Что касается до регистраторов, то таковыми являлись, как кажется, исключительно учащиеся киргизы, и подворный опрос производился поэтому непосредственно на киргизском языке. В общем весьма выгодное для успеха работ, это обстоятельство имело однако ту неблагоприятную сторону, что лишало – по крайней мере, до известной степени – заведующих партиями и подпартиями возможности следить за правильностью и точностью постановки вопросов, имеющею в деле подворной регистрации первостепенную важность [Кауфман 1897: 63].
Таким образом, подворные опросы, на которых экспедиция основывала свои расчеты норм, были подвергнуты сомнению, и, таким образом, под вопросом оказались сами основания исследования, хотя Кауфман и делает оговорку, что эти данные так или иначе превосходят все собранные ранее. Однако у него были более серьезные сомнения относительно методов, использованных экспедицией для разделения степи на более мелкие и отчетливые единицы анализа. Точность границ между «общинноаульными группами» при проверке их нижними чинами Переселенческого управления не подтвердилась. Экспедиция относила земли разного качества к разным «естественно-историческим районам», и это деление было, по мнению Кауфмана, произвольным и бесполезным, поскольку не соответствовало способам распоряжения землей казахскими общинами [Там же: 67, 81]. Таким образом, хотя расчеты Ф. А. Щербины, казалось бы, обеспечивали высокую степень точности, на самом деле они усложняли процесс изъятия земель в государственный колонизационный фонд, не принося пользы ни казахам, ни поселенцам [Там же: 3]. Более того, из-за «чрезвычайной поспешности», с которой велись работы, важнейшие вопросы (где именно располагались подходящие для поселения крестьян участки и каковы там природные ресурсами) остались без ответа [Там же: 84, 86].

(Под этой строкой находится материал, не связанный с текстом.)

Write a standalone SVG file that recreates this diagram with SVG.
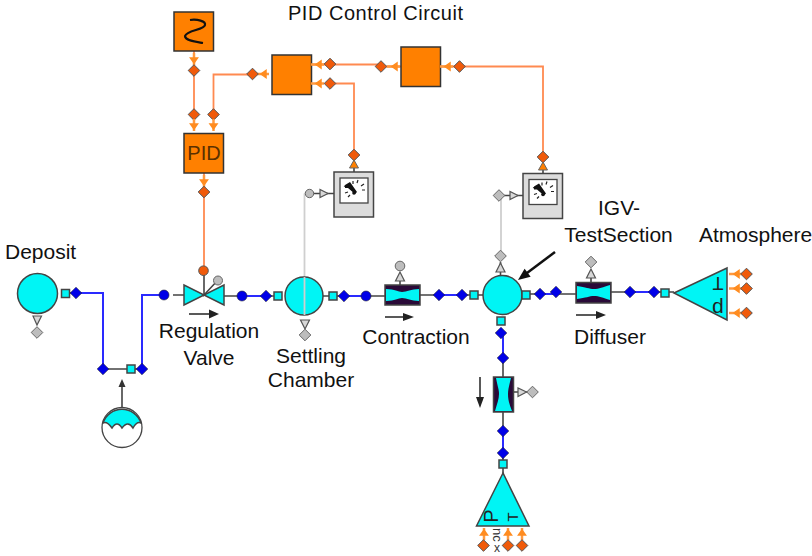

От всех этих замечаний, исходивших от столь авторитетного ученого, нельзя было так просто отмахнуться. В то же время, однако, ни одно из них не воспрепятствовало системе выделения земли в соответствии с нормами. А. А. Кауфман раскритиковал методы работы и намекнул, что нормы Щербины были чрезмерно щедры по отношению к казахам, но все его рекомендации приняли форму поправок к уже установленной, в принципе желательной процедуре. Короче говоря, Кауфман выступал за более точные и практичные земельные нормы, более созвучные потребностям крестьянской колонизации, а не за их отмену. Глубоко обеспокоенный произволом чиновников, но твердо убежденный в приоритете интересов поселенцев над интересами казахов в случае конфликта, Кауфман рассматривал пересмотр норм как средство обеспечения интересов и тех и других [Там же: 24]. Однако его утверждение о том, что чрезмерно высокие нормы замедлят и затруднят формирование переселенческих участков, намекало на то, что мирное согласие вокруг идеи нормирования степи не будет длиться вечно [Там же: 31].